## Job
Below is a listing; write it out exactly and drop any images from it.

::::::::::

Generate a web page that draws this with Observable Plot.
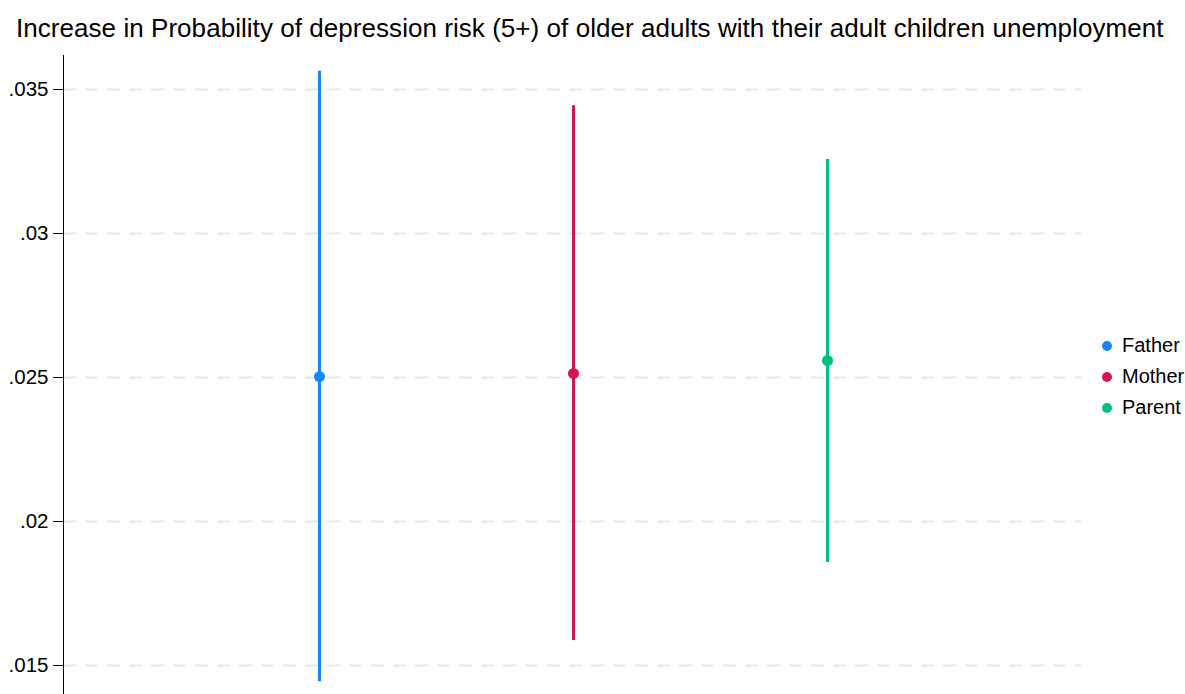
<!DOCTYPE html>
<html>
<head>
<meta charset="utf-8">
<script src="https://cdn.jsdelivr.net/npm/d3@7"></script>
<script src="https://cdn.jsdelivr.net/npm/@observablehq/plot@0.6"></script>
<style>
  body { margin: 0; background: #fff; font-family: "Liberation Sans", Arial, sans-serif; }
  #wrap { position: relative; width: 1185px; height: 694px; overflow: hidden; }
  #title { position: absolute; left: 16px; top: 15px; font-size: 26px; line-height: 26px; color: #000; white-space: nowrap; letter-spacing: 0.05px; }
  #chart { position: absolute; left: 0; top: 55px; }
  #legend { position: absolute; left: 1102px; top: 330px; font-size: 20px; color: #000; }
  .item { display: flex; align-items: center; height: 31px; }
  .sw { width: 10px; height: 10px; border-radius: 50%; margin-right: 10px; }
</style>
</head>
<body>
<div id="wrap">
  <div id="title">Increase in Probability of depression risk (5+) of older adults with their adult children unemployment</div>
  <div id="chart"></div>
  <div id="legend"></div>
</div>
<script>
// Point estimates and 95% confidence bounds by parent group
const groups = ["Father", "Mother", "Parent"];
const estimates = [0.02503, 0.02514, 0.02559];
const lower = [0.01444, 0.01587, 0.01858];
const upper = [0.03563, 0.03444, 0.03257];
const colors = ["#1a85ff", "#d51159", "#00bf7f"];
const tickValues = [0.015, 0.02, 0.025, 0.03, 0.035];
const tickLabels = [".015", ".02", ".025", ".03", ".035"];

const rows = groups.map((g, i) => ({group: g, est: estimates[i], lo: lower[i], hi: upper[i]}));
const labelOf = new Map(tickValues.map((v, i) => [v, tickLabels[i]]));

const chart = Plot.plot({
  width: 1185,
  height: 639,
  marginLeft: 63,
  marginRight: 103,
  marginTop: 0,
  marginBottom: 0,
  style: {fontFamily: "Liberation Sans, Arial, sans-serif", background: "#fff", overflow: "visible"},
  x: {type: "point", domain: groups, padding: 1, axis: null},
  y: {domain: [0.013993, 0.036181], axis: null},
  color: {domain: groups, range: colors},
  marks: [
    Plot.ruleY(tickValues, {stroke: "#e8e8e8", strokeWidth: 2, strokeDasharray: "13,9"}),
    Plot.frame({anchor: "left", stroke: "#000", strokeWidth: 1}),
    Plot.axisY(tickValues, {tickSize: 10, tickPadding: 5, fontSize: 20.5, stroke: "#000", fill: "#000",
      tickFormat: d => labelOf.get(d)}),
    Plot.ruleX(rows, {x: "group", y1: "lo", y2: "hi", stroke: "group", strokeWidth: 3}),
    Plot.dot(rows, {x: "group", y: "est", fill: "group", r: 5.5, stroke: "none"})
  ]
});
document.getElementById("chart").appendChild(chart);

const legend = document.getElementById("legend");
groups.forEach((g, i) => {
  const item = document.createElement("div");
  item.className = "item";
  const sw = document.createElement("span");
  sw.className = "sw";
  sw.style.background = colors[i];
  const tx = document.createElement("span");
  tx.textContent = g;
  item.appendChild(sw);
  item.appendChild(tx);
  legend.appendChild(item);
});
</script>
</body>
</html>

::::::::::

## Answer to this problem
Generate a web page that draws this with Observable Plot.
<!DOCTYPE html>
<html>
<head>
<meta charset="utf-8">
<script src="https://cdn.jsdelivr.net/npm/d3@7"></script>
<script src="https://cdn.jsdelivr.net/npm/@observablehq/plot@0.6"></script>
<style>
  body { margin: 0; background: #fff; font-family: "Liberation Sans", Arial, sans-serif; }
  #wrap { position: relative; width: 1185px; height: 694px; overflow: hidden; }
  #title { position: absolute; left: 16px; top: 15px; font-size: 26px; line-height: 26px; color: #000; white-space: nowrap; letter-spacing: 0.05px; }
  #chart { position: absolute; left: 0; top: 55px; }
  #legend { position: absolute; left: 1102px; top: 330px; font-size: 20px; color: #000; }
  .item { display: flex; align-items: center; height: 31px; }
  .sw { width: 10px; height: 10px; border-radius: 50%; margin-right: 10px; }
</style>
</head>
<body>
<div id="wrap">
  <div id="title">Increase in Probability of depression risk (5+) of older adults with their adult children unemployment</div>
  <div id="chart"></div>
  <div id="legend"></div>
</div>
<script>
// Point estimates and 95% confidence bounds by parent group
const groups = ["Father", "Mother", "Parent"];
const estimates = [0.02503, 0.02514, 0.02559];
const lower = [0.01444, 0.01587, 0.01858];
const upper = [0.03563, 0.03444, 0.03257];
const colors = ["#1a85ff", "#d51159", "#00bf7f"];
const tickValues = [0.015, 0.02, 0.025, 0.03, 0.035];
const tickLabels = [".015", ".02", ".025", ".03", ".035"];

const rows = groups.map((g, i) => ({group: g, est: estimates[i], lo: lower[i], hi: upper[i]}));
const labelOf = new Map(tickValues.map((v, i) => [v, tickLabels[i]]));

const chart = Plot.plot({
  width: 1185,
  height: 639,
  marginLeft: 63,
  marginRight: 103,
  marginTop: 0,
  marginBottom: 0,
  style: {fontFamily: "Liberation Sans, Arial, sans-serif", background: "#fff", overflow: "visible"},
  x: {type: "point", domain: groups, padding: 1, axis: null},
  y: {domain: [0.013993, 0.036181], axis: null},
  color: {domain: groups, range: colors},
  marks: [
    Plot.ruleY(tickValues, {stroke: "#e8e8e8", strokeWidth: 2, strokeDasharray: "13,9"}),
    Plot.frame({anchor: "left", stroke: "#000", strokeWidth: 1}),
    Plot.axisY(tickValues, {tickSize: 10, tickPadding: 5, fontSize: 20.5, stroke: "#000", fill: "#000",
      tickFormat: d => labelOf.get(d)}),
    Plot.ruleX(rows, {x: "group", y1: "lo", y2: "hi", stroke: "group", strokeWidth: 3}),
    Plot.dot(rows, {x: "group", y: "est", fill: "group", r: 5.5, stroke: "none"})
  ]
});
document.getElementById("chart").appendChild(chart);

const legend = document.getElementById("legend");
groups.forEach((g, i) => {
  const item = document.createElement("div");
  item.className = "item";
  const sw = document.createElement("span");
  sw.className = "sw";
  sw.style.background = colors[i];
  const tx = document.createElement("span");
  tx.textContent = g;
  item.appendChild(sw);
  item.appendChild(tx);
  legend.appendChild(item);
});
</script>
</body>
</html>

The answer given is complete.